[start Provided material]

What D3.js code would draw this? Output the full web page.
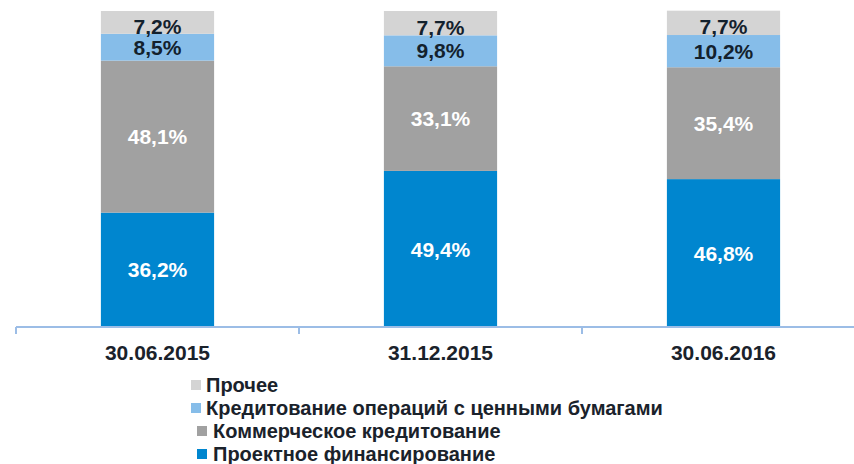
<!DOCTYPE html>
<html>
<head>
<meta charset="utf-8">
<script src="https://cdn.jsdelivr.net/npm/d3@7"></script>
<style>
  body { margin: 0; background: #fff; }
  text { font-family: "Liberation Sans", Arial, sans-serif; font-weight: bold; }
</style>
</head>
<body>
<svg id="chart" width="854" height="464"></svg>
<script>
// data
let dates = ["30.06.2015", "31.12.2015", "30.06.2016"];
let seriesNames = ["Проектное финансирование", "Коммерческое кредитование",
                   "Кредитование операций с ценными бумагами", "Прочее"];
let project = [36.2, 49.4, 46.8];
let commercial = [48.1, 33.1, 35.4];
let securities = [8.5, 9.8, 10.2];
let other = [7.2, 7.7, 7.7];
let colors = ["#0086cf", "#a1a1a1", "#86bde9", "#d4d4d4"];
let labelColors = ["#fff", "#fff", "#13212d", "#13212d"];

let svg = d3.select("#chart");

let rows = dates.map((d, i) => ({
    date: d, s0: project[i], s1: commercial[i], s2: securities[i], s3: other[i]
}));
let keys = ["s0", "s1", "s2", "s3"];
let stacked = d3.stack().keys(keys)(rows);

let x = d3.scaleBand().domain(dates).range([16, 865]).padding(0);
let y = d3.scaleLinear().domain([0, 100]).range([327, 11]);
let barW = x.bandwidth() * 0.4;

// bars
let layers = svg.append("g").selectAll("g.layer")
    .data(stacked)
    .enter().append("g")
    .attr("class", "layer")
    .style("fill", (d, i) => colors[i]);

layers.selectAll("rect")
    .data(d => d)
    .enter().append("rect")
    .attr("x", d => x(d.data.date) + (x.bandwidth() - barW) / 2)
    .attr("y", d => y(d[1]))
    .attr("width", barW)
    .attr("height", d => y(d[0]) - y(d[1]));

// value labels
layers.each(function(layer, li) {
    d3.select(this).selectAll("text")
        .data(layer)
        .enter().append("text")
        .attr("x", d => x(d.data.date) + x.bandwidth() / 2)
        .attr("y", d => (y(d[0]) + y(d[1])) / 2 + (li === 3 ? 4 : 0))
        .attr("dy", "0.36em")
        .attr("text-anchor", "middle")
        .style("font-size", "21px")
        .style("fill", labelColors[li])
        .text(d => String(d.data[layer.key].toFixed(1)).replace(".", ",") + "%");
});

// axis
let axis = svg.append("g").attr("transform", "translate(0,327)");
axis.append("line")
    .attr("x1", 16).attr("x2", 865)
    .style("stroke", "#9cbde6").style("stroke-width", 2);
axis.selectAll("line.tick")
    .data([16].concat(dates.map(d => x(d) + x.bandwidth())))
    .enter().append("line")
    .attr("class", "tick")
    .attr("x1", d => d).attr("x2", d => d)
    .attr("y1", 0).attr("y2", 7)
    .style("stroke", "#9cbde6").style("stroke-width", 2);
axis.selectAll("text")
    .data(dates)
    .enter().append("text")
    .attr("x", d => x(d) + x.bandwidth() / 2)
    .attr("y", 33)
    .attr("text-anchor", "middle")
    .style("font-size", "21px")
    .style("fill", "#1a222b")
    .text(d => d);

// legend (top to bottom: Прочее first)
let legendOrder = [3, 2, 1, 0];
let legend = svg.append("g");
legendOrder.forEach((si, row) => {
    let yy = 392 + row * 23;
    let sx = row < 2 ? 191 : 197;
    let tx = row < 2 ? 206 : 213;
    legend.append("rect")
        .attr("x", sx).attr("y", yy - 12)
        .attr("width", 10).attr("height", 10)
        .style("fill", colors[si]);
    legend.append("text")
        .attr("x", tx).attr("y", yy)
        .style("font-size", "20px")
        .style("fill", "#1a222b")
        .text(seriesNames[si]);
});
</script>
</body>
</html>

[end Provided material]

_Objective_
Only lines belong in the copy: transcribe those from the start of the data through the line that contains "y(d[0]) - y(d[1]));", and skip the pictures.

_Correct result_
What D3.js code would draw this? Output the full web page.
<!DOCTYPE html>
<html>
<head>
<meta charset="utf-8">
<script src="https://cdn.jsdelivr.net/npm/d3@7"></script>
<style>
  body { margin: 0; background: #fff; }
  text { font-family: "Liberation Sans", Arial, sans-serif; font-weight: bold; }
</style>
</head>
<body>
<svg id="chart" width="854" height="464"></svg>
<script>
// data
let dates = ["30.06.2015", "31.12.2015", "30.06.2016"];
let seriesNames = ["Проектное финансирование", "Коммерческое кредитование",
                   "Кредитование операций с ценными бумагами", "Прочее"];
let project = [36.2, 49.4, 46.8];
let commercial = [48.1, 33.1, 35.4];
let securities = [8.5, 9.8, 10.2];
let other = [7.2, 7.7, 7.7];
let colors = ["#0086cf", "#a1a1a1", "#86bde9", "#d4d4d4"];
let labelColors = ["#fff", "#fff", "#13212d", "#13212d"];

let svg = d3.select("#chart");

let rows = dates.map((d, i) => ({
    date: d, s0: project[i], s1: commercial[i], s2: securities[i], s3: other[i]
}));
let keys = ["s0", "s1", "s2", "s3"];
let stacked = d3.stack().keys(keys)(rows);

let x = d3.scaleBand().domain(dates).range([16, 865]).padding(0);
let y = d3.scaleLinear().domain([0, 100]).range([327, 11]);
let barW = x.bandwidth() * 0.4;

// bars
let layers = svg.append("g").selectAll("g.layer")
    .data(stacked)
    .enter().append("g")
    .attr("class", "layer")
    .style("fill", (d, i) => colors[i]);

layers.selectAll("rect")
    .data(d => d)
    .enter().append("rect")
    .attr("x", d => x(d.data.date) + (x.bandwidth() - barW) / 2)
    .attr("y", d => y(d[1]))
    .attr("width", barW)
    .attr("height", d => y(d[0]) - y(d[1]));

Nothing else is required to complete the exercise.